Research shows there is a link between taking antidepressants and weight changes.
However, whether one gains or loses weight is often contingent upon various factors including the class or type of antidepressant medication.
Types Of Antidepressants
For example, there exists different classes of antidepressant medications including selective serotonin reuptake inhibitors (SSRI), serotonin norepinephrine reuptake inhibitors (SNRI), tricyclic antidepressants, and MAO inhibitors.
Antidepressants Most Likely To Cause Weight Gain
Multiple studies show that weight gain of 10 pounds or more may occur in up to 25% of those taking an SSRI.
In 2003, the Cleveland Clinic Journal of Medicine reported that that while weight gain is a possible side effect of SSRI antidepressants, it may be more likely to occur after six months or more of use.
Popular SSRI antidepressants include Prozac, Paxil, Lexapro, Zoloft, and Celexa. (Not all SSRI's are the same, however, as Paxil is the antidepressant most likely to cause weight gain, whereas Zoloft is the least likely.)
Antidepressants Least Likely To Cause Weight Gain
So how does one know if they will experience weight loss, weight gain, or stay the same?

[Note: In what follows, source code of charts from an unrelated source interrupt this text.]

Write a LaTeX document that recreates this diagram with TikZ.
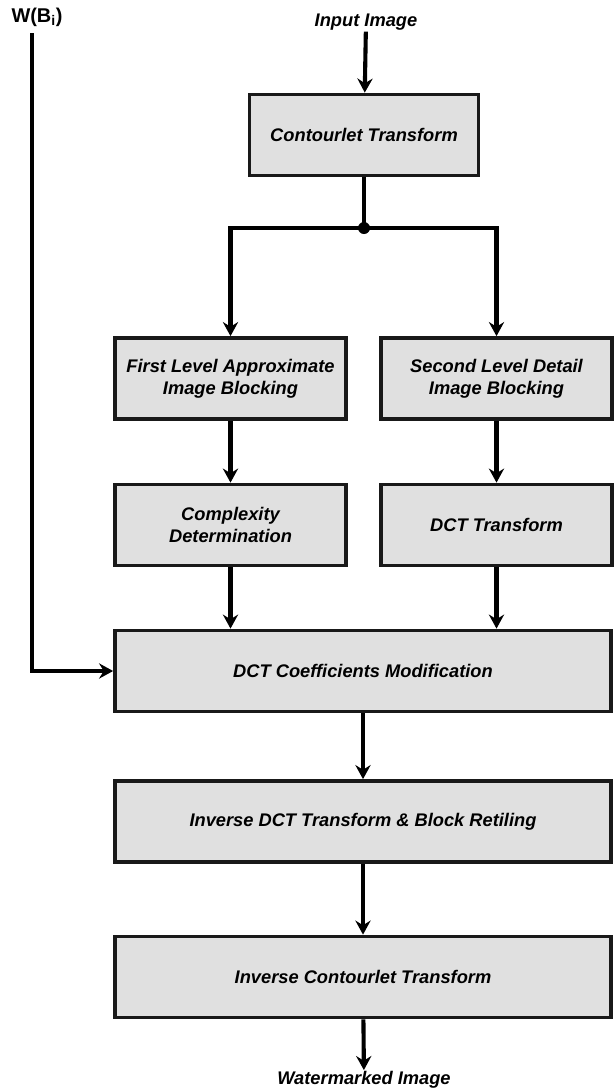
\documentclass[tikz,border=0pt]{standalone}
\usepackage{fontspec}
\setmainfont{Liberation Sans}
\usetikzlibrary{arrows.meta}

\definecolor{boxgray}{HTML}{E0E0E0}
\newcommand{\blockfont}{\fontsize{15.6}{18.8}\selectfont\bfseries\itshape}
\def\pxu{0.03cm}

\begin{document}
\begin{tikzpicture}[
  x=0.03cm, y=-0.03cm,
  % ---- styles ----
  block/.style 2 args={%
    draw=black!90, fill=boxgray, line width=3.2pt,
    minimum width=#1, minimum height=#2,
    inner sep=2pt, font=\blockfont, align=center,
  },
  flow/.style={line width=3.5pt, -{Stealth[length=12pt, width=13pt, inset=4pt]}},
  wire/.style={line width=3.5pt},
  iolabel/.style={font=\blockfont, inner sep=1pt},
  dot/.style={circle, fill=black, inner sep=0pt, minimum size=12*\pxu},
]

\def\hw{231*\pxu}   % half-row box width
\def\fw{496*\pxu}   % full-row box width
\def\bh{81*\pxu}    % box height

\useasboundingbox (0,0) rectangle (615,1089);

% =========================================================
% input side
% =========================================================
\node[iolabel] (in) at (366,22) {Input Image};
\node[block={229*\pxu}{\bh}] (ct) at (364,135) {Contourlet Transform};
\node[dot] (junc) at (364,228) {};

% =========================================================
% two branches
% =========================================================
\node[block={\hw}{\bh}] (fl) at (230.5,378.5) {First Level Approximate\\Image Blocking};
\node[block={\hw}{\bh}] (sl) at (496.5,378.5) {Second Level Detail\\Image Blocking};
\node[block={\hw}{\bh}] (cd) at (230.5,525) {Complexity\\Determination};
\node[block={\hw}{\bh}] (dt) at (496.5,525) {DCT Transform};

% =========================================================
% main column
% =========================================================
\node[block={\fw}{\bh}] (cm) at (363,671) {DCT Coefficients Modification};
\node[block={\fw}{\bh}] (id) at (363,821.5) {Inverse DCT Transform \& Block Retiling};
\node[block={\fw}{\bh}] (ic) at (363,977) {Inverse Contourlet Transform};
\node[iolabel] (out) at (364,1080) {Watermarked Image};

% watermark input
\node[font=\fontsize{17}{20}\selectfont\bfseries, inner sep=1pt] (wb) at (37,17)
    {W(B\textsubscript{i})};
\coordinate (wtop) at (32,33);

% =========================================================
% connectors
% =========================================================
\draw[flow] (in) -- (ct);
\draw[wire] (ct) -- (junc.center);
\draw[flow] (junc.center) -| (fl.north);
\draw[flow] (junc.center) -| (sl.north);
\draw[flow] (fl) -- (cd);
\draw[flow] (sl) -- (dt);
\draw[flow] (cd.south) -- (cd.south |- cm.north);
\draw[flow] (dt.south) -- (dt.south |- cm.north);
\draw[flow] (wtop) |- (cm.west);
\draw[flow] (cm) -- (id);
\draw[flow] (id) -- (ic);
\draw[flow] (ic) -- (out);

\end{tikzpicture}
\end{document}
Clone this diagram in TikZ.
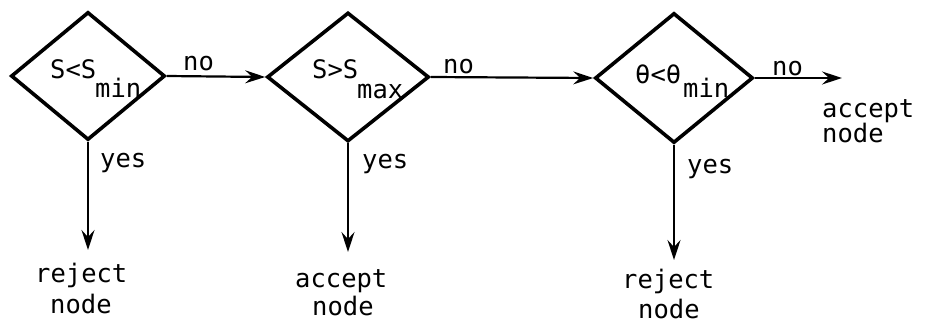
\documentclass[tikz,border=0pt]{standalone}
\usepackage{fontspec}
\setmainfont{DejaVu Sans Mono}
\usetikzlibrary{shapes.geometric,arrows.meta}
\tikzset{
  test/.style={diamond,draw,line width=3.6pt,inner sep=0pt,minimum width=154pt,minimum height=128pt,aspect=1.2},
  lbl/.style={anchor=base west,inner sep=0pt,font=\fontsize{25.5}{30}\selectfont},
  flow/.style={line width=2.2pt,-{Stealth[length=20pt,width=13pt,inset=7pt]}}
}
\begin{document}
\begin{tikzpicture}[x=1pt,y=-1pt]
\useasboundingbox (0,0) rectangle (925,324);
% decision diamonds
\node[test] (d1) at (88,76) {};
\node[test,minimum width=162pt,minimum height=129pt] (d2) at (348,77) {};
\node[test,minimum width=158pt,minimum height=130pt] (d3) at (674,78) {};
% texts inside diamonds
\node[lbl] (t1) at (50,78) {S<S};
\node[lbl] (s1) at (95,97) {min};
\node[lbl] (t2) at (312,78) {S>S};
\node[lbl] (s2) at (357,98) {max};
\node[lbl] (t3) at (635,83) {θ<θ};
\node[lbl] (s3) at (683,97) {min};
% end points
\coordinate (e1) at (88,250);
\coordinate (e2) at (348,252);
\coordinate (e3) at (674,260);
\coordinate (e4) at (842,78);
% connectors
\draw[flow] (d1.east) -- (d2.west);
\draw[flow] (d2.east) -- (d3.west);
\draw[flow] (d3.east) -- (e4);
\draw[flow] (d1.south) -- (e1);
\draw[flow] (d2.south) -- (e2);
\draw[flow] (d3.south) -- (e3);
% connector labels
\node[lbl] (n1) at (183,70) {no};
\node[lbl] (n2) at (443,73) {no};
\node[lbl] (n3) at (772,75) {no};
\node[lbl] (y1) at (100,167) {yes};
\node[lbl] (y2) at (362,168) {yes};
\node[lbl] (y3) at (687,173) {yes};
% outcomes
\node[lbl] (r1a) at (35,282) {reject};
\node[lbl] (r1b) at (50,313) {node};
\node[lbl] (a2a) at (295,287) {accept};
\node[lbl] (a2b) at (312,315) {node};
\node[lbl] (r3a) at (622,288) {reject};
\node[lbl] (r3b) at (638,318) {node};
\node[lbl] (a4a) at (822,117) {accept};
\node[lbl] (a4b) at (822,142) {node};
\end{tikzpicture}
\end{document}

The answer is not black and white, and you will not know until your body adjusts to the medication.
The reason for this is that medications affect every individual differently, and many individual factors play a role such as height, weight, drug tolerance, sex, age, past medical history, etc.
The botton line is that some folks may gain weight, some may lose weight, and some patients may remain the same.
Often, the only way to know for sure is to try the medication and measure your individual results and reactions.
In addition, a healthy diet and exercise are proven to relieve symptoms of depression and will aid weight loss and benefit overall optimum health. They should be an integral part of any treatment regimen.
Track your weight while taking antidepressants. Note any significant weight gain or weight loss and report any changes to your doctor.
Your doctor can adjust dosages and alter medication times in order to help rectify the situation. If necessary, your doctor may try different antidepressant medications in order to help find what works for you.